I thought I was over it a few weeks ago. But it’s gotten much, much worse. You can’t go anywhere without reading or hearing about the doomsday deadline when taxes increase  and spending cuts kick in, potentially delivering a $500-billion double whammy to the economy.

Markets move up and down based on the Washington rumor mill. On Tuesday, the Dow Jones Industrial Average closed down 89 points after Senate Majority Harry Reid (D-Nev.) said lawmakers were making “little progress” on negotiations to avoid going over the cliff by year end. On Wednesday and early Thursday, stocks rallied after some hopeful statements by President Obama.  

But for all of Wall Street’s moaning and groaning, the market has hardly corrected at all over the past few weeks, and the key VIX volatility index has barely budged. Maybe investors are venting their anxieties but voting with their wallets: Ultimately, they expect a deal. Only nervous traders are reacting to every twist and turn of this Beltway soap opera, and they’ll pay the price.

If a deal gets done, it will most likely happen just before Christmas, so Congressmen and women can enjoy a cushy holiday of eggnog and fund raising back home.  

They won’t work out all the details, but there may well be some kind of framework of a final resolution by then, as the President suggested Wednesday.

I say this with all due humility—because, as I wrote here, when it comes to the cliff, “nobody knows anything” about what’s going to happen, including me (although two years of writing a political blog has made it clear to me that markets and politics operate by different rules).

But this is my best guess based on what the market is doing.

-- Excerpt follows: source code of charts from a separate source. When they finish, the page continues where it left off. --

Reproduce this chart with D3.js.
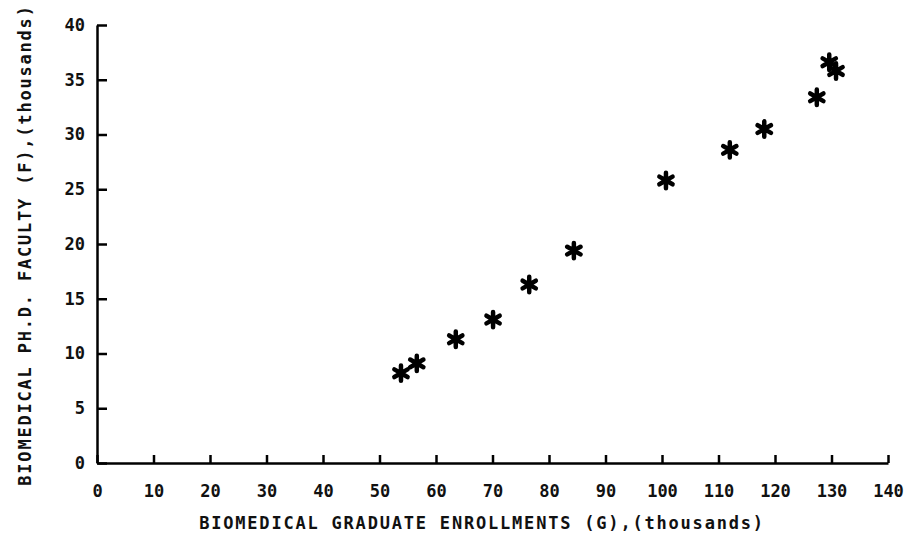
<!DOCTYPE html>
<html>
<head>
<meta charset="utf-8">
<script src="https://cdn.jsdelivr.net/npm/d3@7"></script>
<style>
  body { margin: 0; background: #fff; }
  svg { display: block; }
  .axis text { font-family: 'DejaVu Sans Mono', monospace; font-size: 17px; font-weight: bold; fill: #111; }
  .axis path, .axis line { stroke: #000; stroke-width: 2.5; }
  .axis__label { font-family: 'DejaVu Sans Mono', monospace; font-size: 17px; font-weight: bold; fill: #111; letter-spacing: 1.8px; }
</style>
</head>
<body>
<div class="chart"></div>
<script>
// biomedical graduate enrollments (G), thousands
const enrollments = [53.8, 56.6, 63.5, 70.1, 76.5, 84.4, 100.7, 112.0, 118.1, 127.4, 129.6, 130.8]
// biomedical Ph.D. faculty (F), thousands
const faculty = [8.2, 9.1, 11.3, 13.1, 16.3, 19.4, 25.8, 28.6, 30.5, 33.4, 36.6, 35.8]

const xTicks = [0, 10, 20, 30, 40, 50, 60, 70, 80, 90, 100, 110, 120, 130, 140]
const yTicks = [0, 5, 10, 15, 20, 25, 30, 35, 40]

const X_LABEL = 'BIOMEDICAL GRADUATE ENROLLMENTS (G),(thousands)'
const Y_LABEL = 'BIOMEDICAL PH.D. FACULTY (F),(thousands)'

const W = 913
const H = 539
const margin = {top: 25, right: 25, bottom: 76, left: 97}
const width = W - margin.left - margin.right
const height = H - margin.top - margin.bottom

const data = enrollments.map((g, i) => ({ g, f: faculty[i] }))

const svg = d3.select('.chart').append('svg')
  .attr('width', W)
  .attr('height', H)

const g = svg.append('g')
  .attr('transform', `translate(${margin.left},${margin.top})`)

const scaleX = d3.scaleLinear().domain([0, 140]).range([0, width])
const scaleY = d3.scaleLinear().domain([0, 40]).range([height, 0])

const axisBottom = d3.axisBottom(scaleX)
  .tickValues(xTicks)
  .tickSizeInner(-8)
  .tickSizeOuter(0)
  .tickPadding(22)

const axisLeft = d3.axisLeft(scaleY)
  .tickValues(yTicks)
  .tickSizeInner(-10)
  .tickSizeOuter(0)
  .tickPadding(12)

const x = g.append('g')
  .attr('class', 'axis axis--x')
  .attr('transform', `translate(0,${height})`)
  .call(axisBottom)

const y = g.append('g')
  .attr('class', 'axis axis--y')
  .call(axisLeft)

x.append('text').attr('class', 'axis__label')
  .attr('x', 385)
  .attr('y', 66)
  .attr('text-anchor', 'middle')
  .text(X_LABEL)

y.append('text').attr('class', 'axis__label')
  .attr('transform', 'rotate(-90)')
  .attr('x', -220)
  .attr('y', -66)
  .attr('text-anchor', 'middle')
  .text(Y_LABEL)

const star = d3.symbol().type(d3.symbolAsterisk).size(165)

g.append('g').attr('class', 'g-plot')
  .selectAll('path.item')
  .data(data)
  .join('path')
  .attr('class', 'item')
  .attr('transform', d => `translate(${scaleX(d.g)},${scaleY(d.f)})`)
  .attr('d', star)
  .attr('fill', 'none')
  .attr('stroke', '#000')
  .attr('stroke-width', 4.5)
  .attr('stroke-linecap', 'round')
</script>
</body>
</html>
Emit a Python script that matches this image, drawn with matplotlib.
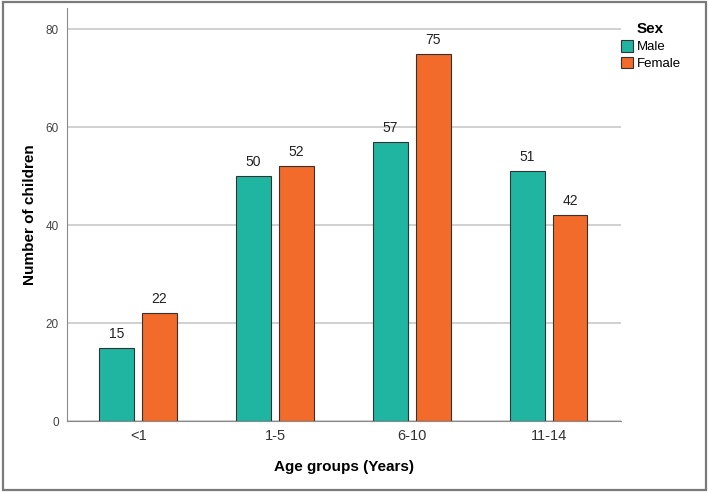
import matplotlib
matplotlib.use("Agg")
import numpy as np
import matplotlib.pyplot as plt
from matplotlib.patches import Rectangle

plt.rcParams['font.family'] = ['Liberation Sans', 'DejaVu Sans']

# data
age_groups = ["<1", "1-5", "6-10", "11-14"]
male = [15, 50, 57, 51]
female = [22, 52, 75, 42]

teal = "#1fb5a0"
orange = "#f26b2b"

fig = plt.figure(figsize=(7.09, 4.92), dpi=100)
ax = fig.add_axes([0.0945, 0.1443, 0.7815, 0.8394])

x = np.arange(len(age_groups))
w = 0.255
off = 0.157
b1 = ax.bar(x - off, male, w, color=teal, edgecolor="#333333", linewidth=0.8, label="Male", zorder=3)
b2 = ax.bar(x + off, female, w, color=orange, edgecolor="#333333", linewidth=0.8, label="Female", zorder=3)

for bars, vals in [(b1, male), (b2, female)]:
    for rect, v in zip(bars, vals):
        ax.annotate(str(v), (rect.get_x() + rect.get_width() / 2, v),
                    xytext=(0, 5), textcoords="offset points",
                    ha="center", va="bottom", fontsize=10, color="#222222")

ax.set_xlim(-0.52, 3.53)
ax.set_ylim(0, 84.3)
ax.set_yticks([0, 20, 40, 60, 80])
ax.set_xticks(x)
ax.set_xticklabels(age_groups, fontsize=10.5, color="#333333")
ax.tick_params(axis="y", length=0, labelsize=8.5, pad=6, labelcolor="#444444")
ax.tick_params(axis="x", length=0, pad=6)

ax.yaxis.grid(True, color="#c8c8c8", linewidth=1.2, zorder=0)
ax.set_axisbelow(True)
for s in ["top", "right"]:
    ax.spines[s].set_visible(False)
ax.spines["left"].set_color("#8a8a8a")
ax.spines["bottom"].set_color("#8a8a8a")

ax.set_xlabel("Age groups (Years)", fontsize=11, fontweight="bold", labelpad=12)
ax.set_ylabel("Number of children", fontsize=11, fontweight="bold", labelpad=6)

leg = fig.legend(handles=[b1, b2], loc="upper left", bbox_to_anchor=(0.868, 0.965),
                 frameon=False, fontsize=9.5, title="Sex",
                 handlelength=0.9, handleheight=1.0, handletextpad=0.3,
                 labelspacing=0.25, borderaxespad=0)
leg.get_title().set_fontweight("bold")
leg.get_title().set_fontsize(11)

# outer frame
fig.patches.append(Rectangle((0.004, 0.005), 0.992, 0.99, transform=fig.transFigure,
                             fill=False, edgecolor="#7a7a7a", linewidth=1.6))

fig.savefig("out.png", dpi=100)
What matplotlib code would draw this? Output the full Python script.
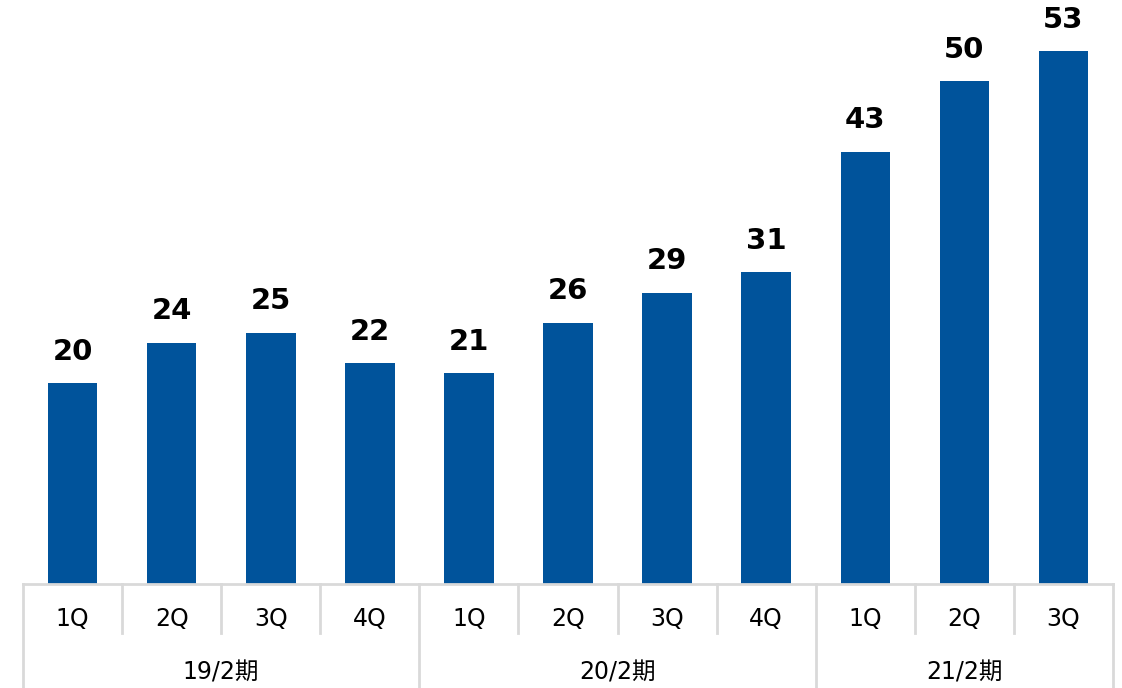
import matplotlib
matplotlib.use("Agg")
import matplotlib.pyplot as plt
from matplotlib.transforms import blended_transform_factory

plt.rcParams['font.family'] = ['DejaVu Sans', 'Noto Sans CJK JP']

quarters = ["1Q", "2Q", "3Q", "4Q", "1Q", "2Q", "3Q", "4Q", "1Q", "2Q", "3Q"]
periods = ["19/2期", "20/2期", "21/2期"]
period_sizes = [4, 4, 3]
values = [20, 24, 25, 22, 21, 26, 29, 31, 43, 50, 53]

BAR_COLOR = "#00539B"
GRID_COLOR = "#D9D9D9"

W, H = 1122, 688
fig = plt.figure(figsize=(W / 100, H / 100), dpi=100)
ax_bottom_px = 584
ax = fig.add_axes([23 / W, (H - ax_bottom_px) / H, (1113 - 23) / W, ax_bottom_px / H])

x = list(range(len(values)))
bars = ax.bar(x, values, width=0.5, color=BAR_COLOR, zorder=3)
ax.set_xlim(-0.5, len(values) - 0.5)
ax.set_ylim(0, 58.1)

for xi, v in zip(x, values):
    ax.annotate(f"{v}", xy=(xi, v), xytext=(0, 12.5), textcoords="offset points",
                ha="center", va="bottom", fontsize=21, fontweight="bold", color="#000000")

for s in ax.spines.values():
    s.set_visible(False)
ax.set_xticks([])
ax.set_yticks([])

trans = blended_transform_factory(ax.transData, ax.transAxes)

def ay(px):
    # pixel row in the figure -> axes fraction
    return (ax_bottom_px - px) / ax_bottom_px

# category axis baseline
ax.plot([-0.5, len(values) - 0.5], [0, 0], transform=trans, color=GRID_COLOR,
        lw=2, clip_on=False, zorder=4)

# period boundaries
bounds = [-0.5]
for n in period_sizes:
    bounds.append(bounds[-1] + n)
for b in bounds:
    ax.plot([b, b], [0, ay(688)], transform=trans, color=GRID_COLOR, lw=2, clip_on=False)

# quarter separators
for i in range(len(values) - 1):
    b = i + 0.5
    if b in bounds:
        continue
    ax.plot([b, b], [0, ay(633)], transform=trans, color=GRID_COLOR, lw=2, clip_on=False)

for xi, q in zip(x, quarters):
    ax.text(xi, ay(619), q, transform=trans, ha="center", va="center",
            fontsize=17, color="#000000")

for i, p in enumerate(periods):
    cx = (bounds[i] + bounds[i + 1]) / 2
    ax.text(cx, ay(672), p, transform=trans, ha="center", va="center",
            fontsize=17, color="#000000")

fig.savefig("out.png", dpi=100)
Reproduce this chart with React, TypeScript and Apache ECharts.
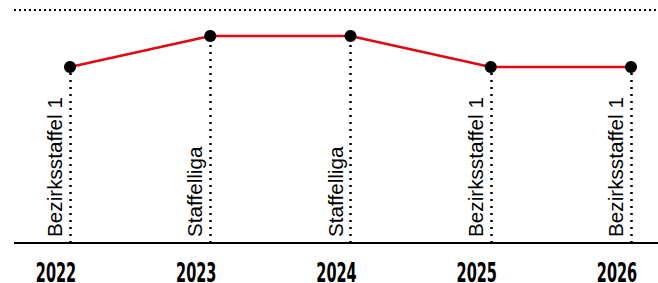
import React, { useEffect, useRef } from "react";
import * as echarts from "echarts";

const years = ["2022", "2023", "2024", "2025", "2026"];
const leagues = ["Bezirksstaffel 1", "Staffelliga", "Staffelliga", "Bezirksstaffel 1", "Bezirksstaffel 1"];
const levels = [1, 2, 2, 1, 1];
const yMin = -4.677;
const yMax = 2.839;

export default function App() {
  const ref = useRef<HTMLDivElement>(null);
  useEffect(() => {
    if (!ref.current) return;
    const chart = echarts.init(ref.current, null, { renderer: "svg" });
    chart.setOption({
      animation: false,
      grid: { left: 70, right: 27, top: 10, bottom: 40 },
      xAxis: {
        type: "category",
        data: years,
        boundaryGap: false,
        axisLine: { show: false },
        axisTick: { show: false },
        axisLabel: { show: false },
      },
      yAxis: { type: "value", min: yMin, max: yMax, show: false },
      series: [
        {
          type: "line",
          data: levels,
          z: 5,
          symbol: "circle",
          symbolSize: 12,
          itemStyle: { color: "#000" },
          lineStyle: { color: "#e30613", width: 2.5 },
          markLine: {
            silent: true,
            symbol: ["none", "none"],
            lineStyle: { color: "#000", width: 2.5, type: [2, 5] },
            label: {
              show: true,
              position: "insideStartTop",
              distance: [6, 5],
              fontSize: 20.7,
              color: "#000",
              fontFamily: "Liberation Sans",
              formatter: (p: any) => p.name,
            },
            data: years.map((y, i) => [
              { name: leagues[i], coord: [y, yMin] },
              { name: leagues[i], coord: [y, levels[i]] },
            ]),
          },
        },
      ],
    });
    const base = chart.convertToPixel({ yAxisIndex: 0 }, yMin) as number;
    const top = chart.convertToPixel({ yAxisIndex: 0 }, yMax) as number;
    const yearTexts = years.map((y, i) => {
      const px = chart.convertToPixel({ xAxisIndex: 0 }, y) as number;
      return {
        id: "year" + i,
        type: "text",
        x: px - 14,
        y: base + 20.5,
        scaleX: 0.62,
        style: {
          text: y,
          fill: "#000",
          font: "bold 26px 'DejaVu Sans Condensed', 'DejaVu Sans', sans-serif",
          lineHeight: 19,
          textAlign: "center",
          textVerticalAlign: "top",
        },
      };
    });
    chart.setOption({
      graphic: [
        {
          id: "baseline",
          type: "line",
          shape: { x1: 14, y1: base, x2: 658, y2: base },
          style: { stroke: "#000", lineWidth: 2 },
        },
        {
          id: "topline",
          type: "line",
          shape: { x1: 14, y1: top, x2: 658, y2: top },
          style: { stroke: "#000", lineWidth: 2, lineDash: [2, 3] },
        },
        ...yearTexts,
      ],
    });
    return () => chart.dispose();
  }, []);
  return <div ref={ref} style={{ width: 658, height: 283, position: "absolute", left: 0, top: 0 }} />;
}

From its recent closing peak of 1,465.77 on September 14, the Standard & Poor’s 500 fell to a closing low of 1,353.33 on November 15 in the post-election sell-off.

That’s a decline of only 7.7%, barely in correction territory. (We saw an almost identical 7.8% pullback from early April to early June.)

By contrast, there was nearly a 16% drop from late April to July 2010 and a 20% correction from early May to early October of 2011. In both cases, worries about Greece and Europe helped drive stocks down, and last year, the debt limit fiasco and Standard & Poor’s downgrading of the US’s credit rating to AA+ from AAA took their toll.

But in neither case did stocks enter a bear market; in fact, they eventually moved much higher.